The most popular character is the May Queen, a young girl who is symbolic of the goddess. She is still seen in pageants at this time or at other May festivities. There used to be a May king, but he fell from fashion quite early. Jack-in-the-Green is still found occasionally. He is a figure clad almost entirely in a cloak of greenery, symbolizing the woodland sprite, sometimes known as Robin Goodfellow. In Anglo-Saxon times he was a half-wild nature spirit, known as Puca, now known as Puck, whom we find in A Midsummer Night’s Dream and Kiplings’s Puck of Pook’s Hill. He symbolizes the wild male sexual energy that complements the May Queen’s feminity.

Christianization

Unlike Stubbes, the medieval Catholic Church accommodated to ancient festivals.

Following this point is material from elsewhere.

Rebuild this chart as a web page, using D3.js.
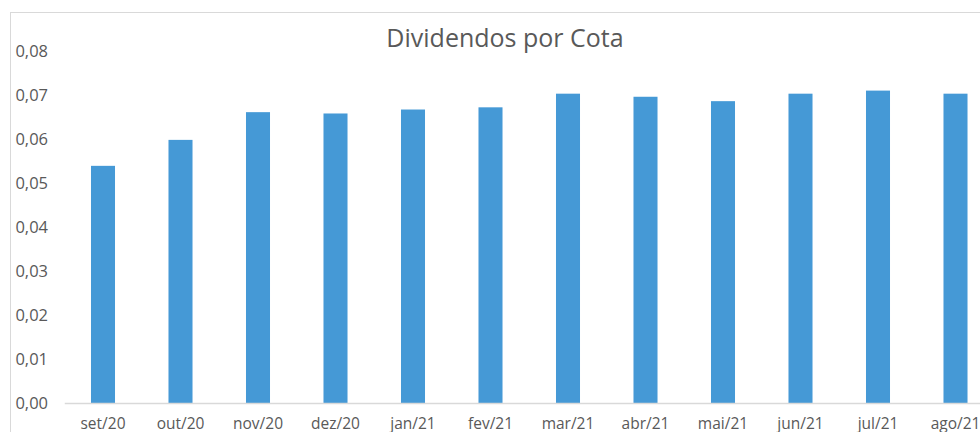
<!DOCTYPE html>
<html>
<head>
  <meta charset="utf-8">
  <script src="https://d3js.org/d3.v7.min.js"></script>
  <style>
    body { margin: 0; background: #fff; }
    text { font-family: "Open Sans", sans-serif; fill: #595959; }
  </style>
</head>
<body>
<div id="chart"></div>
<script>
    const months = ["set/20", "out/20", "nov/20", "dez/20", "jan/21", "fev/21",
                    "mar/21", "abr/21", "mai/21", "jun/21", "jul/21", "ago/21"]
    const dividends = [0.0539, 0.0598, 0.0661, 0.0658, 0.0667, 0.0672,
                       0.0703, 0.0696, 0.0686, 0.0703, 0.0710, 0.0703]
    const yTicks = [0, 0.01, 0.02, 0.03, 0.04, 0.05, 0.06, 0.07, 0.08]
    const title = "Dividendos por Cota"

    const width = 980, height = 432
    const margin = { top: 51, left: 64.25, right: -14.25, bottom: 29 }

    const svg = d3.select("#chart").append("svg")
        .attr("width", width)
        .attr("height", height)

    // chart frame (right / bottom edges run off the picture)
    svg.append("rect")
        .attr("x", 10.5).attr("y", 12.5)
        .attr("width", 1000).attr("height", 500)
        .attr("fill", "none")
        .attr("stroke", "#d9d9d9")

    const x = d3.scaleBand()
        .domain(months)
        .range([margin.left, width - margin.right])
        .paddingInner(0.69)
        .paddingOuter(0.345)

    const y = d3.scaleLinear()
        .domain([0, 0.08])
        .range([height - margin.bottom, margin.top])

    const fmt = d => d3.format(".2f")(d).replace(".", ",")

    // y axis labels, no line
    const yAxis = svg.append("g")
        .attr("transform", "translate(48,0)")
        .call(d3.axisLeft(y).tickValues(yTicks).tickFormat(fmt).tickSize(0).tickPadding(0))
    yAxis.select(".domain").remove()
    yAxis.selectAll("text")
        .attr("font-size", "16.5px")
        .attr("fill", "#595959")
        .style("font-family", "'Open Sans', sans-serif")

    svg.selectAll("rect.bar")
        .data(months)
        .enter().append("rect")
        .attr("class", "bar")
        .attr("x", d => x(d))
        .attr("width", x.bandwidth())
        .attr("y", (d, i) => y(dividends[i]))
        .attr("height", (d, i) => y(0) - y(dividends[i]))
        .attr("fill", "#4599d6")

    // x axis
    const xAxis = svg.append("g")
        .attr("transform", `translate(0,${y(0)})`)
        .call(d3.axisBottom(x).tickSize(0).tickPadding(15))
    xAxis.select(".domain")
        .attr("stroke", "#d9d9d9")
        .attr("stroke-width", 1.3)
    xAxis.selectAll("text")
        .attr("font-size", "15.5px")
        .attr("fill", "#595959")
        .style("font-family", "'Open Sans', sans-serif")

    svg.append("text")
        .attr("x", 505)
        .attr("y", 47)
        .attr("text-anchor", "middle")
        .attr("font-size", "25px")
        .text(title)
</script>
</body>
</html>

The month was dedicated to Mary the mother of Jesus, and her statue was often garlanded with flowers as a sign of fertility. Even up to the 1960s in Catholic Mayday services the May Queen, a girl of about seven, would crown the statue of Mary with flowers. In Bedfordshire there was the May Carol, which celebrated the ancient traditions of collecting branches, but which thanked God the Father for the land’s fertility:

“I’ve been rambling all the night,
the best part of the day
And now am returning back again
And I have brought you a branch of May.